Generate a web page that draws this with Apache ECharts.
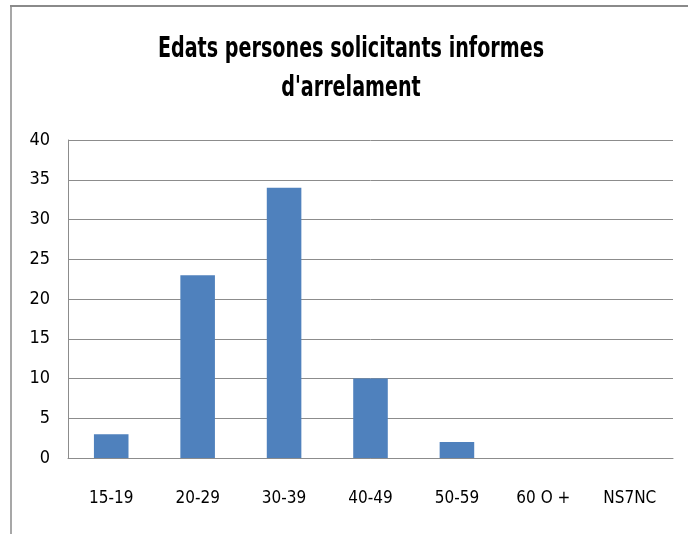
<!DOCTYPE html>
<html><head><meta charset="utf-8">
<script src="https://cdn.jsdelivr.net/npm/echarts@6/dist/echarts.min.js"></script>
<style>html,body{margin:0;padding:0;background:#fff}#c{width:688px;height:534px}</style>
</head><body><div id="c"></div>
<script>
const categories = ['15-19','20-29','30-39','40-49','50-59','60 O +','NS7NC'];
const values = [3, 23, 34, 10, 2, 0, 0];
const titleText = "Edats persones solicitants informes\nd'arrelament";
const FONT = '"Liberation Sans Narrow", "DejaVu Sans Condensed", sans-serif';
const chart = echarts.init(document.getElementById('c'), null, {renderer:'canvas'});
chart.setOption({
  animation:false,
  graphic:[
    {type:'line', shape:{x1:10,y1:6,x2:688,y2:6}, style:{stroke:'#8a8a8a', lineWidth:2}},
    {type:'line', shape:{x1:11,y1:6,x2:11,y2:534}, style:{stroke:'#8a8a8a', lineWidth:1.5}},
    {type:'text', x:351, y:69, scaleX:0.76,
      style:{text:titleText, fontFamily:FONT, fontSize:28, fontWeight:'bold', fill:'#000',
        textAlign:'center', textVerticalAlign:'middle', verticalAlign:'middle', lineHeight:39.5}}
  ],
  grid:{left:68, right:15, top:140, bottom:76},
  xAxis:{type:'category', data:categories,
    axisLine:{lineStyle:{color:'#8c8c8c'}}, axisTick:{show:false},
    axisLabel:{fontFamily:FONT, fontSize:17, color:'#000', margin:32}},
  yAxis:{type:'value', min:0, max:40, interval:5,
    axisLine:{show:true, lineStyle:{color:'#8c8c8c'}}, axisTick:{show:false},
    splitLine:{lineStyle:{color:'#8c8c8c'}},
    axisLabel:{fontFamily:FONT, fontSize:18, color:'#000', margin:18}},
  series:[{type:'bar', data:values, barCategoryGap:'60%',
    itemStyle:{color:'#4F81BD'}}]
});
</script></body></html>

Do this:
Leave out the pictures and output the rest of the material exactly as written.

The answer:
Generate a web page that draws this with Apache ECharts.
<!DOCTYPE html>
<html><head><meta charset="utf-8">
<script src="https://cdn.jsdelivr.net/npm/echarts@6/dist/echarts.min.js"></script>
<style>html,body{margin:0;padding:0;background:#fff}#c{width:688px;height:534px}</style>
</head><body><div id="c"></div>
<script>
const categories = ['15-19','20-29','30-39','40-49','50-59','60 O +','NS7NC'];
const values = [3, 23, 34, 10, 2, 0, 0];
const titleText = "Edats persones solicitants informes\nd'arrelament";
const FONT = '"Liberation Sans Narrow", "DejaVu Sans Condensed", sans-serif';
const chart = echarts.init(document.getElementById('c'), null, {renderer:'canvas'});
chart.setOption({
  animation:false,
  graphic:[
    {type:'line', shape:{x1:10,y1:6,x2:688,y2:6}, style:{stroke:'#8a8a8a', lineWidth:2}},
    {type:'line', shape:{x1:11,y1:6,x2:11,y2:534}, style:{stroke:'#8a8a8a', lineWidth:1.5}},
    {type:'text', x:351, y:69, scaleX:0.76,
      style:{text:titleText, fontFamily:FONT, fontSize:28, fontWeight:'bold', fill:'#000',
        textAlign:'center', textVerticalAlign:'middle', verticalAlign:'middle', lineHeight:39.5}}
  ],
  grid:{left:68, right:15, top:140, bottom:76},
  xAxis:{type:'category', data:categories,
    axisLine:{lineStyle:{color:'#8c8c8c'}}, axisTick:{show:false},
    axisLabel:{fontFamily:FONT, fontSize:17, color:'#000', margin:32}},
  yAxis:{type:'value', min:0, max:40, interval:5,
    axisLine:{show:true, lineStyle:{color:'#8c8c8c'}}, axisTick:{show:false},
    splitLine:{lineStyle:{color:'#8c8c8c'}},
    axisLabel:{fontFamily:FONT, fontSize:18, color:'#000', margin:18}},
  series:[{type:'bar', data:values, barCategoryGap:'60%',
    itemStyle:{color:'#4F81BD'}}]
});
</script></body></html>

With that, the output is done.